- Occupation(s): Media executive, sports executive
- Known for: President of Montreal Alouettes; Commissioner of Quebec Major Junior Hockey League

= Mario Cecchini (businessman) =

Canadian media and sports executive

Mario Cecchini is a Canadian media and sports executive. He has served as commissioner of the Quebec Maritimes Junior Hockey League since 2023, and previously was president of the Montreal Alouettes of the Canadian Football League. He has worked for multiple media companies, including 15 years for Telemedia Radio.

==Media==
Cecchini had a 15-year career with Telemedia Radio, where he was of vice president of sales and marketing and executive vice-president in charge of the company's Ontario stations. In 2002, he became the vice president of sales for the TQS Television Network. In 2003, he was appointed president and chief operating officer of Zoom Media. He then served as a vice-president of Corus Québec. In 2011 he became the senior vice-president, sales and marketing at Astral Radio. In 2013, Cecchini joined Corus Entertainment as president of Corus Media Quebec. In this role, he oversaw the company's radio and television stations in Eastern Ontario as well as French-language cable television assets and Ottawa radio stations acquired from Bell/Astral. In 2018 he started his own consulting firm.

==Canadian football==
In 2020, Cecchini was named president of the Montreal Alouettes of the Canadian Football League.
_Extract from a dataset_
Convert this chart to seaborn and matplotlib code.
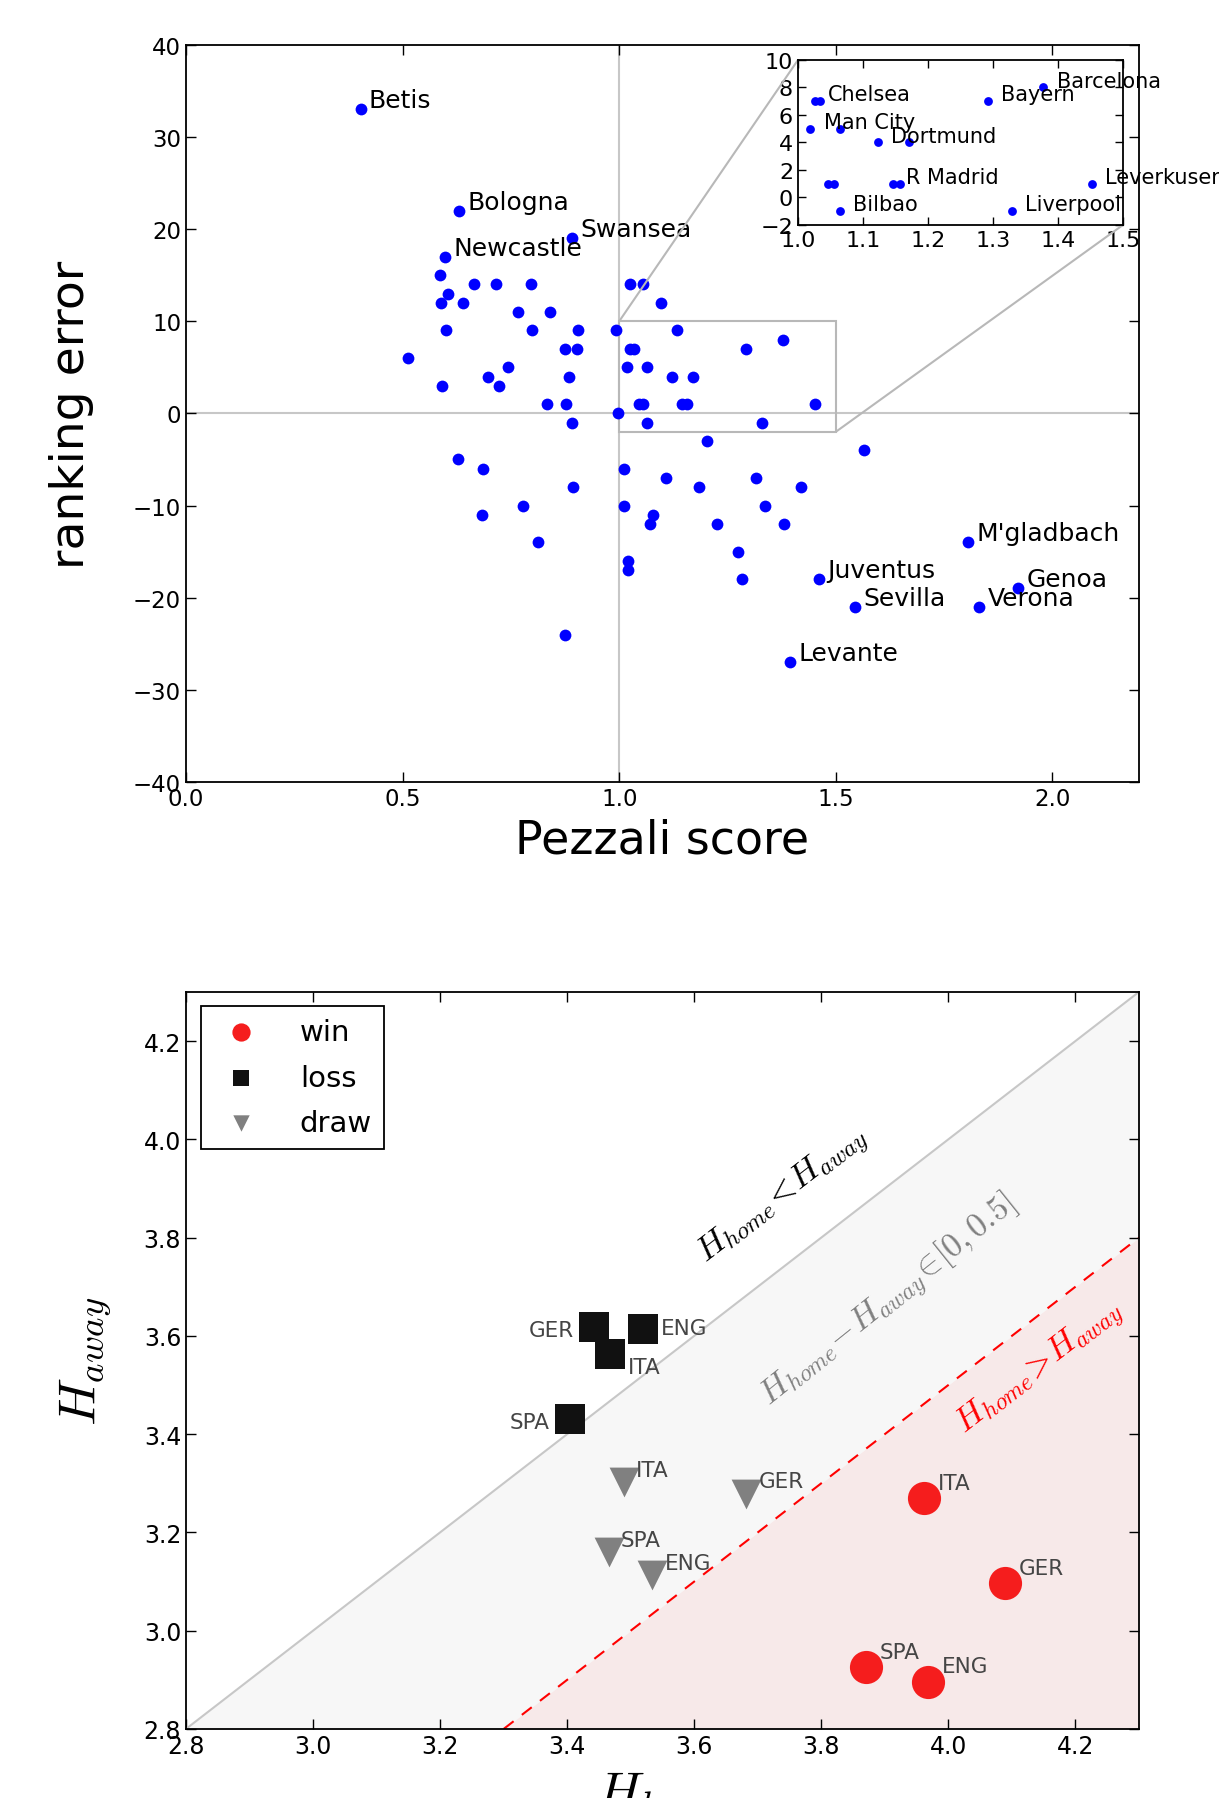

Under Cecchini's leadership, the Alouettes saw increased corporate sponsorship and average attendance rose from 13,063 in 2021 to 17,683 in 2022. In December 2022, the estate of Sid Spiegel, which had controlling interest in the team, informed Cecchini that his contract would not be renewed. On February 14, 2023, the Canadian Football League took control of the Alouettes and Cecchini returned to the team as interim president. The team was sold to Pierre Karl Péladeau on March 10, 2023, and Cecchini stepped down as president on April 6, 2023.

==Junior ice hockey==
On March 7, 2023, Cecchini was named commissioner of the Quebec Major Junior Hockey League. He succeeded 37-year commissioner Gilles Courteau who resigned amid political scrutiny over hazing in hockey. Cecchini took office on May 8, 2023. In December 2023, the QMJHL changed its name to the Quebec Maritimes Junior Hockey League.